Gates is or has been a member of the board of trustees of Fidelity Investments, and on the board of directors of NACCO Industries, Inc, Brinker International, Inc, Parker Drilling Company, Science Applications International Corporation, and VoteHere, a technology company which seeks to provide cryptography and computer software security for the electronic election industry. A White House spokeswoman has said Gates plans to sell all the stock he owns in indivdual companies and sever all ties with them if confirmed by the Senate.


Gates was nominated to become the Director of Central Intelligence (head of the CIA) in 1987. He withdrew his name after it became clear the Senate would reject the nomination due to controversy about his role in the Iran-Contra affair.

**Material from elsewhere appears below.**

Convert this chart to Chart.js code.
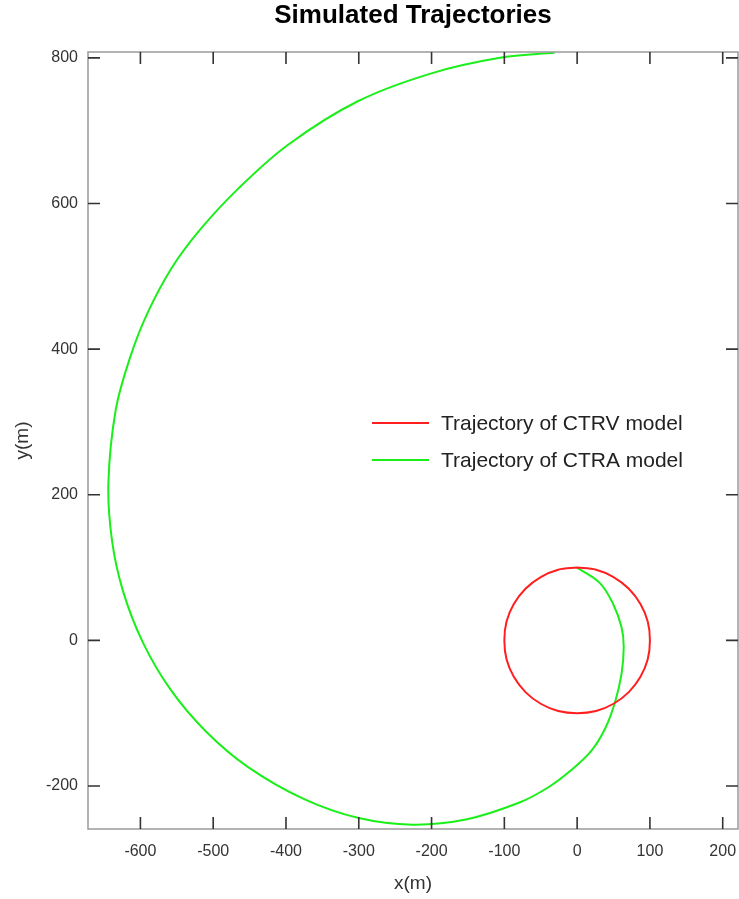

As deputy director and occasionally director of this leading intelligence agency for many years, Gates failed to accurately gauge decline and disintegration of the Soviet Union, in spite of a Ph.D. in Russian and Soviet history from Georgetown University. More particularly, Gates is criticized for concocting evidence to show that the Soviet Union was stronger than it actually was, and also for repeatedly skewing intelligence to promote a particular worldview. Also, according to U.S. Senate transcripts, Gates, as deputy director of CIA, vouched for the comprehensiveness of a CIA memo presented to the Senate and President Reagan alleging that the Soviet Union played a role in the 1981 shooting of Pope John Paul II.